**Dataset extract:**
........

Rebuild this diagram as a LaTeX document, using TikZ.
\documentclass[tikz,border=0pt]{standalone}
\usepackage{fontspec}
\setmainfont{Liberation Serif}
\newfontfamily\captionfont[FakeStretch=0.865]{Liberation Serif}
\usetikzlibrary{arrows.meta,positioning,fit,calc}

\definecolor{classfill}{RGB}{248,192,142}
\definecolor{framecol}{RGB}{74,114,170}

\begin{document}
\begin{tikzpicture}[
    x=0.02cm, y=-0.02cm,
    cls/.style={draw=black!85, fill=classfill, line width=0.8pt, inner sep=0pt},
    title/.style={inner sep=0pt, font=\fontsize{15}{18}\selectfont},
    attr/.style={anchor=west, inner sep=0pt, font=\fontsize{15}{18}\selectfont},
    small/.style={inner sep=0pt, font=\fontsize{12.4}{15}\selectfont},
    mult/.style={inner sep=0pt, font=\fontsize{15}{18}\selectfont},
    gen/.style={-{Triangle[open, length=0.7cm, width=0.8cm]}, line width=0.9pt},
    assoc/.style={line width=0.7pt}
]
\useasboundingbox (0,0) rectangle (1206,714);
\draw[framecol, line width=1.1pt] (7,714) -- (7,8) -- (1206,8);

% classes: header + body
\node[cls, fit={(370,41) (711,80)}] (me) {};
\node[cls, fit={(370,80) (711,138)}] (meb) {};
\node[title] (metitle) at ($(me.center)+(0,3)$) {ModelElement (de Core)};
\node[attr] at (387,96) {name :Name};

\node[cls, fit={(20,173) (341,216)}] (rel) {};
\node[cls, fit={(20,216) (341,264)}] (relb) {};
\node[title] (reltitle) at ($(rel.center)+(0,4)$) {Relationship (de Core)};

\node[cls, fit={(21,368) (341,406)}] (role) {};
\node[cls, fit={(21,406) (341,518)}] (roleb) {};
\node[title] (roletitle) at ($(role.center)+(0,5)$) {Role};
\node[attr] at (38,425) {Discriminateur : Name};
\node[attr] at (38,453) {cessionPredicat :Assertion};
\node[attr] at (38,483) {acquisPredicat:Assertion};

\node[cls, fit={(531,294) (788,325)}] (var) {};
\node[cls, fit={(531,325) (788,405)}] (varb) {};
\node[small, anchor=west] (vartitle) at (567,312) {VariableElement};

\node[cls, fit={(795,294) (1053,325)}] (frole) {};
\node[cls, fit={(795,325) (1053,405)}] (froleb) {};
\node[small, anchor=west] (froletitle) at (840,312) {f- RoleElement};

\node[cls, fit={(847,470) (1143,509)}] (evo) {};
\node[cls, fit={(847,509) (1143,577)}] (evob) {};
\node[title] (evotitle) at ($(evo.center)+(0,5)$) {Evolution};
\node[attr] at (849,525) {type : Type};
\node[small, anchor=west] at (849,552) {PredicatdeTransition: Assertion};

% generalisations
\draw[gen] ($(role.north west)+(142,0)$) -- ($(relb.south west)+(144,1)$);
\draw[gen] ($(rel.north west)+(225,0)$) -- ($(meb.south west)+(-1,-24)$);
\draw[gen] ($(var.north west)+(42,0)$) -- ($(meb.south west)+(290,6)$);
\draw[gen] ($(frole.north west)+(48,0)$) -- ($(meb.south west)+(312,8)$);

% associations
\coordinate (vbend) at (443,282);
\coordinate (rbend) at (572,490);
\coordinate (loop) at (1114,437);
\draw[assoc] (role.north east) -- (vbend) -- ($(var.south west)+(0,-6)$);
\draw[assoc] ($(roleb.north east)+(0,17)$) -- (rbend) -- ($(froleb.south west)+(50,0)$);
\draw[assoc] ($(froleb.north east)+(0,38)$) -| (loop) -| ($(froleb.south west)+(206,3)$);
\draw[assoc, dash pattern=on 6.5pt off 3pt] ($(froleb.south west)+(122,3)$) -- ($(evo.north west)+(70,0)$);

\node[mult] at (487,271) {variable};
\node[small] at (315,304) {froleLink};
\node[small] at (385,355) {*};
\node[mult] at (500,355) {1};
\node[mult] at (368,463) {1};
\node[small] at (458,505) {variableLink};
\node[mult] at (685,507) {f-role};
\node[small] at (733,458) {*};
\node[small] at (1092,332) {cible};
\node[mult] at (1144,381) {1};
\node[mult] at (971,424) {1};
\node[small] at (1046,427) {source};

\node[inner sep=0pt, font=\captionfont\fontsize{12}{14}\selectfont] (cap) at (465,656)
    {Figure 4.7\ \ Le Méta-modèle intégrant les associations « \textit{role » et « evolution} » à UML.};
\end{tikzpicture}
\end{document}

........

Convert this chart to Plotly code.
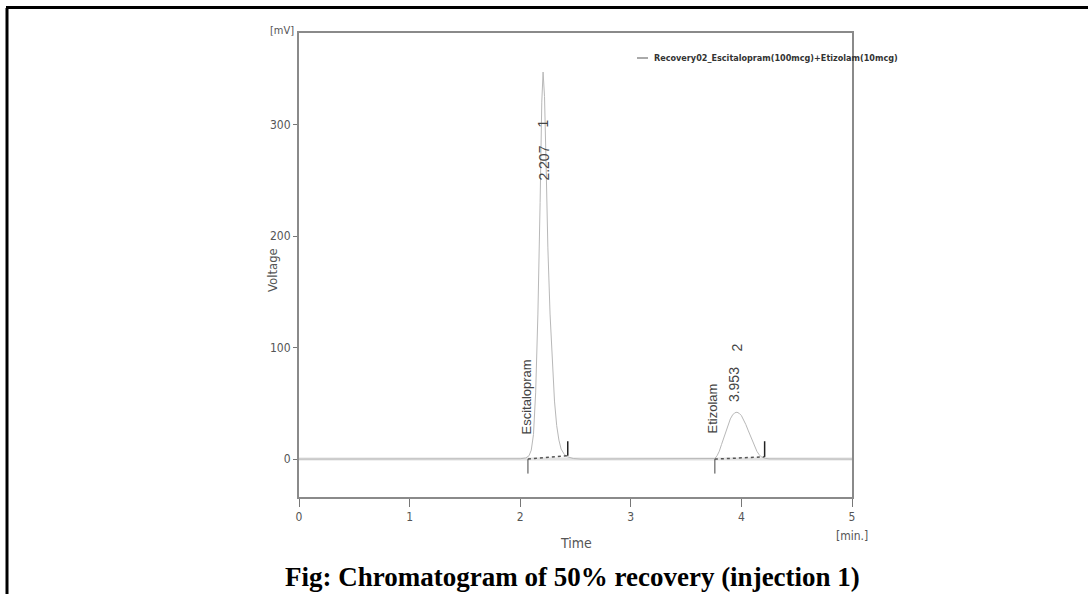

........

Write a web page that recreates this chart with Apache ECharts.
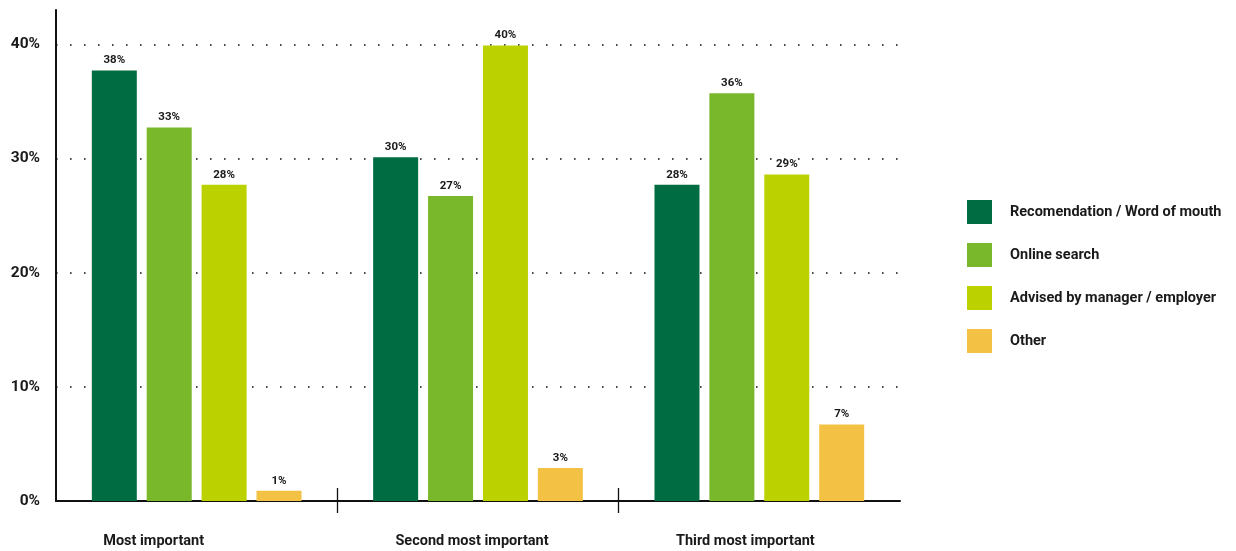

........

**Problem description:**
Every line of the records that includes the word "chart" should be gathered.

**Worked solution:**
Convert this chart to Plotly code.
Write a web page that recreates this chart with Apache ECharts.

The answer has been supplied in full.